Caleb talks to himself. A lot. Maybe not abnormally a lot, but we're getting close. He talks mostly when he's playing by himself, and the conversation (can you call it that?) goes something like this:

Boom Boom Boom
Hear that?
Boom Boom
I see da dinosaur!
Run! Run!
Here he comes!
AAAAHHHHH!! He's gonna get me!!! AAAHHHH!!
He got me!! AAAHHHH!!
Chomp Chomp Chomp
He got you! Run, run!

So cute, huh? I pondered whether this kind of talking is healthy, so I tried to focus on playing with him more, but he just tells me to go away. So sweet. I've discovered where he gets it from though. His father. Here's a clip from James' conversation while he's on the computer:

Humming a song
I wonder where I could find.....
Oh, okay.
Wow! Look you can build it all right here!
Fire course, leadership course.....
Where's the.....
Here it is.
Hey wait a minute......
Oh! Go back......
Wait, maybe it's.....
No, it's not there.
But why is it?........
Crap crap crap!
Oh! I see!
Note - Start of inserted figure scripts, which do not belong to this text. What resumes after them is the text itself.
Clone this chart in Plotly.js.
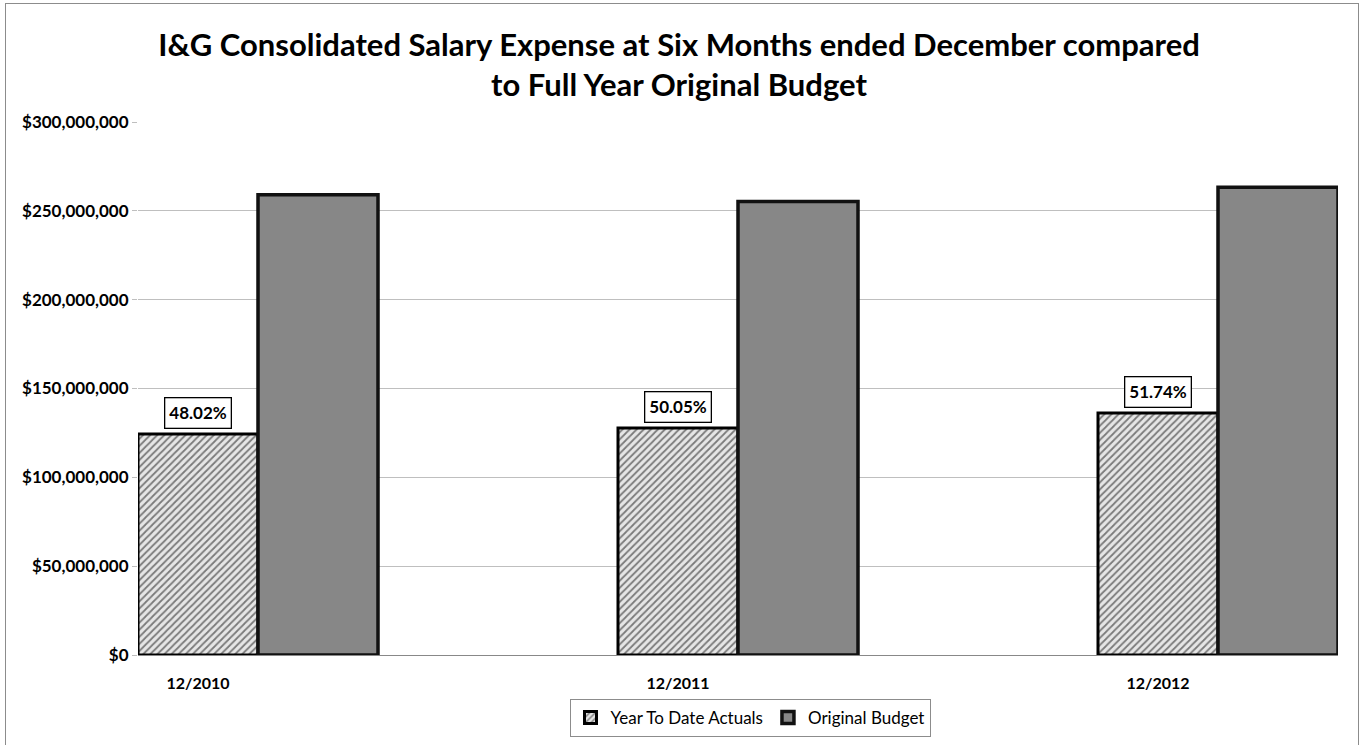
<!DOCTYPE html>
<html>
<head>
<meta charset="utf-8">
<script src="https://cdn.plot.ly/plotly-3.0.1.min.js"></script>
<style>
  html, body { margin: 0; padding: 0; background: #fff; overflow: hidden; }
  #wrap { position: relative; width: 1361px; height: 745px; overflow: hidden; }
  #chart { width: 1361px; height: 745px; }
  #frame { position: absolute; left: 5px; top: 3px; width: 1352px; height: 760px; border: 1px solid #8c8c8c; pointer-events: none; }
</style>
</head>
<body>
<div id="wrap"><div id="chart"></div><div id="frame"></div></div>
<script>
// ---- data ----
const categories = ['12/2010', '12/2011', '12/2012'];
const ytdActuals = [124400000, 127700000, 136200000];
const originalBudget = [259000000, 255200000, 263300000];
const pctLabels = ['48.02%', '50.05%', '51.74%'];
const seriesNames = ['Year To Date Actuals', 'Original Budget'];
const yTickVals = [0, 50000000, 100000000, 150000000, 200000000, 250000000, 300000000];

// ---- layout helpers ----
const idx = categories.map((c, i) => i);
const barW = 0.25;
const xA = idx.map(i => i - barW / 2);
const xB = idx.map(i => i + barW / 2);
const FONT = 'Lato, "Open Sans", "DejaVu Sans", sans-serif';

const traces = [
  {
    type: 'bar', name: seriesNames[0], x: xA, y: ytdActuals, width: barW,
    marker: {
      color: '#d9d9d9',
      pattern: { shape: '/', fgcolor: '#7a7a7a', bgcolor: '#e6e6e6', size: 5, solidity: 0.35 },
      line: { color: '#000000', width: 3 }
    },
    hoverinfo: 'y'
  },
  {
    type: 'bar', name: seriesNames[1], x: xB, y: originalBudget, width: barW,
    marker: { color: '#878787', line: { color: '#111111', width: 3.5 } },
    hoverinfo: 'y'
  }
];

const annotations = idx.map(i => ({
  x: xA[i], y: ytdActuals[i], xref: 'x', yref: 'y',
  text: '<b>' + pctLabels[i] + '</b>', showarrow: false,
  yanchor: 'bottom', yshift: 5,
  font: { family: FONT, size: 17, color: '#000' },
  bgcolor: '#ffffff', bordercolor: '#000000', borderwidth: 1.3, borderpad: 4
}));

const layout = {
  width: 1361, height: 745,
  paper_bgcolor: '#ffffff', plot_bgcolor: '#ffffff',
  margin: { l: 138, r: 23, t: 122, b: 90 },
  title: {
    text: '<b>I&G Consolidated Salary Expense at Six Months ended December compared<br>to Full Year Original Budget</b>',
    font: { family: FONT, size: 31, color: '#000' },
    x: 679 / 1361, xanchor: 'center', xref: 'container',
    y: 1 - 56 / 745, yanchor: 'middle', yref: 'container'
  },
  barmode: 'overlay',
  showlegend: true,
  legend: {
    orientation: 'h', x: 0.51, xanchor: 'center', xref: 'paper',
    y: 8 / 745, yanchor: 'bottom', yref: 'container',
    bordercolor: '#8c8c8c', borderwidth: 1,
    font: { family: FONT, size: 17, color: '#000' },
    itemwidth: 30, traceorder: 'normal', tracegroupgap: 0
  },
  xaxis: {
    type: 'linear', range: [-0.25, 2.25],
    tickvals: xA, ticktext: categories,
    tickfont: { family: FONT, size: 16, color: '#000', weight: 'bold' },
    ticklabelstandoff: 14,
    showgrid: false, zeroline: false,
    showline: true, linecolor: '#888888', linewidth: 1,
    ticks: '', fixedrange: true
  },
  yaxis: {
    range: [0, 300000000],
    tickvals: yTickVals, tickformat: '$,.0f',
    tickfont: { family: FONT, size: 17, color: '#000', weight: 'bold' },
    showgrid: true, gridcolor: '#bfbfbf', gridwidth: 1,
    zeroline: false, showline: false,
    ticks: 'outside', ticklen: 5, tickcolor: '#bfbfbf',
    fixedrange: true
  },
  annotations: annotations
};

Plotly.newPlot('chart', traces, layout, { displayModeBar: false, staticPlot: true });
</script>
</body>
</html>
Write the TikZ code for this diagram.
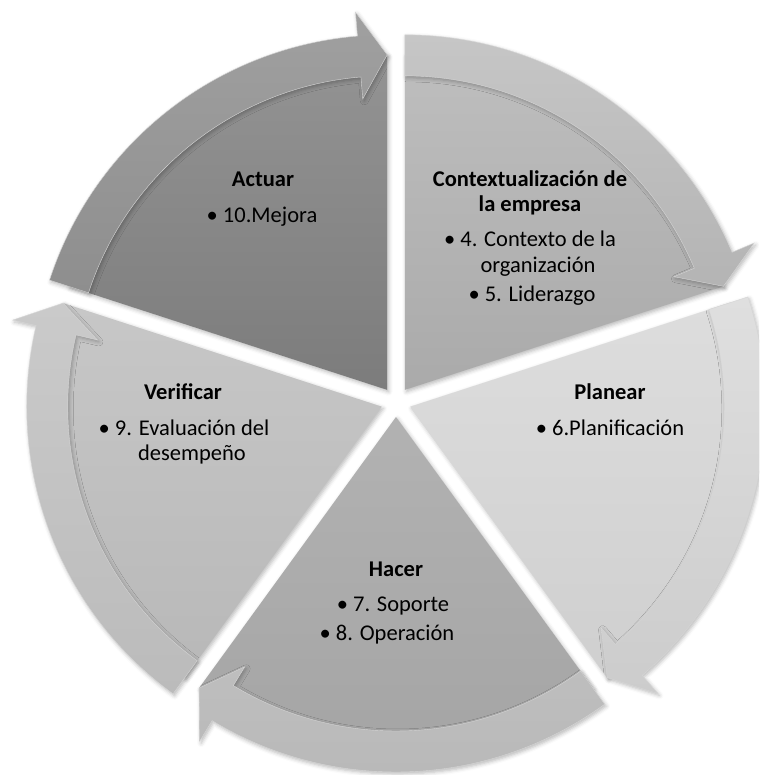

Hey babe, look at.......
Where do I......
Oh here we go. Bookmark it.
Ok, now what else.....
Oh yeah, a new truck.....

At least Caleb finishes his sentences. Good grief. I guess what bothers me the most is that I never know when he's talking to me or himself.
One more gripe:
There's something terribly wrong when I have to take hits off the air freshener every time he "drops the kids off at the pool." Am I right?